My only real complaint is that I would like a little more in the way of dice mitigation; for example, a way to adjust dice without rerolling; e.g. flipping (turning a die to its opposite side). Whilst I don’t mind the high luck factor due to the speed and weight of the game, having a little more control would be a nice thing, and provide more meaningful decisions to make.
Overall Dice Miner is a great gateway level game that would be suitable for a filler game at a game night, or a fun game to play with the kids. Fans of games like The Quacks Of Quedlinburg will likely enjoy this.
The Solo Mode
Dice Miner’s solo mode is a variant game mode. Changes are made to drafting and scoring, and there is no victory condition: instead, it is beat-your-own-score, with scoring thresholds to determine how well you did. You set up the mountain as usual, but do not take a character card – instead, you take three magic dice from the bag and roll them. On your turn, you take one of three actions:
Firstly, you can draft a die, if legally able to do so. Tool dice, and treasure dice, can always be taken. Hazard dice can only be taken if you have a tool die showing the appropriate symbol, and each tool die can only negate a single hazard die.
When you take a treasure die, you must immediately either place it in a chest (i.e. put it next to a tool die showing the chest symbol), which doubles its gem value, or it must go by itself and is only worth the number of gems showing on the board. Tunnel dice can only be drafted if they can start a new run, or can add to an existing run. As a result, at the start of the game, you can only draft tunnel dice if they show a value of 1. However, beer symbols are always wild, and whenever you take any die showing a beer symbol, you can immediately turn it to the face of your choice.

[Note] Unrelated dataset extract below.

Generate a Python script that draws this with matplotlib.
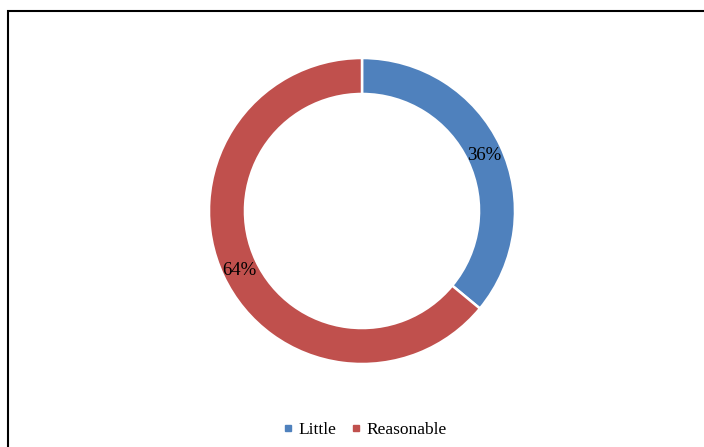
import matplotlib.pyplot as plt
from matplotlib.lines import Line2D
from matplotlib.patches import Rectangle

# Share of responses
categories = ['Little', 'Reasonable']
shares = [36, 64]
colors = ['#4F81BD', '#C0504D']

plt.rcParams['font.family'] = ['Liberation Serif', 'DejaVu Serif']

W, H = 704, 447
fig = plt.figure(figsize=(W / 100, H / 100), dpi=100)

# donut centre ~(362, 211) px, outer radius ~153 px
cx, cy, r = 362, 211, 153
ax = fig.add_axes([(cx - r) / W, (H - cy - r) / H, 2 * r / W, 2 * r / H])

ring = 0.235
wedges, texts, autotexts = ax.pie(
    shares, colors=colors, startangle=90, counterclock=False, radius=1,
    wedgeprops=dict(width=ring, edgecolor='white', linewidth=1.8),
    autopct='%1.0f%%', pctdistance=1 - ring / 2,
    textprops=dict(fontsize=13.5, color='black'))
for t in autotexts:
    t.set_va('center_baseline')
ax.set_xlim(-1, 1)
ax.set_ylim(-1, 1)
ax.set_aspect('equal')
ax.axis('off')

# outer frame (only left and top edges visible in the crop)
fig.patches.append(Rectangle((8 / W, -0.1), 1.2, 1 - 11 / H + 0.1,
                             transform=fig.transFigure, fill=False,
                             edgecolor='black', linewidth=1.5))

handles = [Line2D([], [], marker='s', linestyle='none', markersize=4.5,
                  markerfacecolor=c, markeredgecolor=c) for c in colors]
fig.legend(handles, categories, loc='center', bbox_to_anchor=(365 / W, 1 - 430 / H),
           ncol=2, frameon=False, fontsize=12.5, handlelength=0.5,
           handletextpad=0.35, columnspacing=0.9)

fig.savefig('out.png', dpi=100, facecolor='white')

Secondly, you can spend a magic die to remove dice from the mountain (following the usual drafting rules). You must remove a number of dice equal to the magic symbols showing. The dice you remove are returned to the bag, whilst the magic die is removed from the game. This is how you remove dice you cannot legally draft, to get to the dice you can.

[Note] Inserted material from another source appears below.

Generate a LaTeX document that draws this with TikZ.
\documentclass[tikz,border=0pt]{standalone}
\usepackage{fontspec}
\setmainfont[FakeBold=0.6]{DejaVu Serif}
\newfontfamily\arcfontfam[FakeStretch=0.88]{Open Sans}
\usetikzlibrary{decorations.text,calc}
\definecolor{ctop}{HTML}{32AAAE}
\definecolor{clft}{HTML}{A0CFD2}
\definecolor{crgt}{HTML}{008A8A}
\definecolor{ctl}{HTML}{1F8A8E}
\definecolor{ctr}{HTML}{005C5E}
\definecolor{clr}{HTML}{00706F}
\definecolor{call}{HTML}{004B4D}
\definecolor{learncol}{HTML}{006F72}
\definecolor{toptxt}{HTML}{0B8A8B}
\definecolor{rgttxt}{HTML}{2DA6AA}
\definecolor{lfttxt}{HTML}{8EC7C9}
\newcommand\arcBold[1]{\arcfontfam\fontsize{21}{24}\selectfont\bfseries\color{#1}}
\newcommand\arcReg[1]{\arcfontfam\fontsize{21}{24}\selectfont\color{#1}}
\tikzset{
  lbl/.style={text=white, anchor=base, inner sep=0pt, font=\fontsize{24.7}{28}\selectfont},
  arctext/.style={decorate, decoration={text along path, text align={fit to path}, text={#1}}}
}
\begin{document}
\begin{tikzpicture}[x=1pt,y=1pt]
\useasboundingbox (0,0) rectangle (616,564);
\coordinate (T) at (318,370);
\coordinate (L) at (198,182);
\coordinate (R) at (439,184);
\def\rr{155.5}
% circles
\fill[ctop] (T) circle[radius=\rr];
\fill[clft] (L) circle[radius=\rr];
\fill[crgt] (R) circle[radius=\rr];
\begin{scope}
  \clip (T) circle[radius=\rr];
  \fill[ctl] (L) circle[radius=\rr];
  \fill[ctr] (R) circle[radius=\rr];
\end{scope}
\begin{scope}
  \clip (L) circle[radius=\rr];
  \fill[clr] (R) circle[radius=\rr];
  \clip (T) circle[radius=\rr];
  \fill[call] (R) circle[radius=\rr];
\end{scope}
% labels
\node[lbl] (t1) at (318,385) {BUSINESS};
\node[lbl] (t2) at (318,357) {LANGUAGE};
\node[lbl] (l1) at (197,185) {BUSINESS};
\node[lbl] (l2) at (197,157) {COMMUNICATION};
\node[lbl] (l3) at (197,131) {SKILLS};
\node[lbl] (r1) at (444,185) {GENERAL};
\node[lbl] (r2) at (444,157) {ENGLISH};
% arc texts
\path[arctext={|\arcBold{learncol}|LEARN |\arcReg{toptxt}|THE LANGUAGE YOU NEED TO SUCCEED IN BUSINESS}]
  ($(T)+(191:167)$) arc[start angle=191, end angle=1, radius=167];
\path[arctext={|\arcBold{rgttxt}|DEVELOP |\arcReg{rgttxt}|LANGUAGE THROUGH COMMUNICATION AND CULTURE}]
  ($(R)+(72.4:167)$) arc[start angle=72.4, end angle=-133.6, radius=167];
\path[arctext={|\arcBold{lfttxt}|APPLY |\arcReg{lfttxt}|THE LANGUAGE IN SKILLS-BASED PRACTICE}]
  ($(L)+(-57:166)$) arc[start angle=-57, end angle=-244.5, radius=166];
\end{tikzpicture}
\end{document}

Finally, if you have no more legal moves (or do not wish to take any more dice), you may refill the mountain. You leave all dice on the mountain, and then top up from the bag. You may do this twice, and before you do, you score – you complete one final scoring at the end of the game as well.

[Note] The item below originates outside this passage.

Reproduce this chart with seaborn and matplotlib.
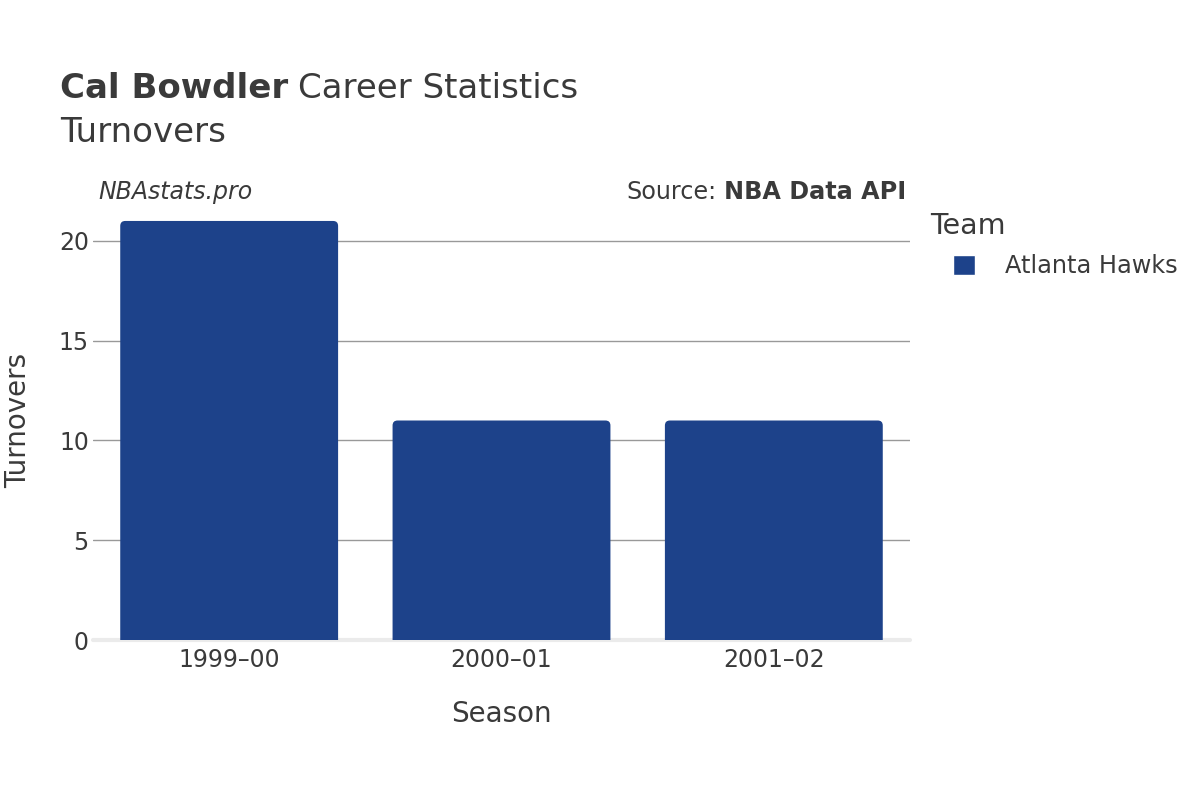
import matplotlib
matplotlib.use("Agg")
import matplotlib.pyplot as plt
import seaborn as sns
import pandas as pd
from matplotlib.patches import FancyBboxPatch

seasons = ["1999–00", "2000–01", "2001–02"]
turnovers = [21, 11, 11]
teams = ["Atlanta Hawks", "Atlanta Hawks", "Atlanta Hawks"]
team_colors = {"Atlanta Hawks": "#1d428a"}
y_ticks = [0, 5, 10, 15, 20]

df = pd.DataFrame({"Season": seasons, "Turnovers": turnovers, "Team": teams})

sns.set_theme(style="white")
plt.rcParams["font.family"] = ["DejaVu Sans"]
TXT = "#3a3a3a"

W, H = 1200, 800
fig = plt.figure(figsize=(12, 8), dpi=100)
ax = fig.add_axes([93 / W, 1 - 640 / H, (910 - 93) / W, (640 - 201) / H])

sns.barplot(data=df, x="Season", y="Turnovers", hue="Team", palette=team_colors,
            width=0.8, ax=ax, dodge=False, saturation=1, legend=True)

ax.set_ylim(0, 22)
ax.set_xlim(-0.5, 2.5)

# rounded tops
px_x = (910 - 93) / 3.0
px_y = (640 - 201) / 22.0
r_px = 5
rx = r_px / px_x
ry = r_px / px_y
for p in list(ax.patches):
    x, y, w, h = p.get_x(), p.get_y(), p.get_width(), p.get_height()
    if h <= 0:
        continue
    fc = p.get_facecolor()
    p.set_visible(False)
    fb = FancyBboxPatch((x, y - 1), w, h + 1,
                        boxstyle=f"round,pad=0,rounding_size={rx}",
                        mutation_aspect=ry / rx, facecolor=fc, edgecolor="none",
                        zorder=3)
    ax.add_patch(fb)

ax.set_yticks(y_ticks)
ax.yaxis.grid(True, color="#999999", linewidth=1)
ax.set_axisbelow(True)
for s in ax.spines.values():
    s.set_visible(False)
ax.axhline(0, color="#ebebeb", linewidth=3, zorder=2, clip_on=False)
ax.tick_params(axis="both", length=0, labelsize=17, labelcolor=TXT)
ax.tick_params(axis="y", pad=3)
ax.tick_params(axis="x", pad=6)
ax.set_xlabel("Season", fontsize=20, color=TXT, labelpad=20)
ax.set_ylabel("Turnovers", fontsize=20, color=TXT, va="center")
ax.yaxis.set_label_coords((18 - 93) / (910 - 93), 0.5)

# legend
sns.move_legend(ax, "upper left", bbox_to_anchor=(953 / W, 1 - 254 / H),
                bbox_transform=fig.transFigure, frameon=False, title=None,
                fontsize=17.3, handlelength=0.92, handleheight=0.92,
                handletextpad=1.25, borderpad=0, borderaxespad=0)
leg = ax.get_legend()
for t in leg.get_texts():
    t.set_color(TXT)
fig.text(930 / W, 1 - 226 / H, "Team", fontsize=20.5, color=TXT,
         va="center", ha="left")

# titles
fig.text(60 / W, 1 - 88 / H, "Cal Bowdler", fontsize=24.5, fontweight="bold",
         color=TXT, va="center", ha="left")
fig.text(298 / W, 1 - 88 / H, "Career Statistics", fontsize=24.5,
         color=TXT, va="center", ha="left")
fig.text(60 / W, 1 - 132 / H, "Turnovers", fontsize=24.5,
         color=TXT, va="center", ha="left")
fig.text(98 / W, 1 - 192 / H, "NBAstats.pro", fontsize=17, style="italic",
         color=TXT, va="center", ha="left")
fig.text(906 / W, 1 - 192 / H, "NBA Data API", fontsize=17.2, fontweight="bold",
         color=TXT, va="center", ha="right")
fig.text(716 / W, 1 - 192 / H, "Source:", fontsize=17.2,
         color=TXT, va="center", ha="right")

fig.savefig("out.png", dpi=100, facecolor="white")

Scoring works differently for runs; each complete run is worth five points. You never reroll the dice you have taken in the solo game, so a complete run in the first round will be worth 15 points by the end of the game. Likewise, gems score one point by themselves or 2 points in a chest. Each hazard symbol negated by a tool die is worth one point. 71+ points is considered an excellent outcome.
Personally, I would not recommend Dice Miner for the solo mode alone. It does present an interesting drafting puzzle, but it is highly luck-based. If the dice you need don’t come out or are at the bottom of the mountain, there’s little you can do. It does play quickly; maybe 10 minutes per game. But it doesn’t have the same thrill as the main game. If you are purely a solo gamer, I’d pass.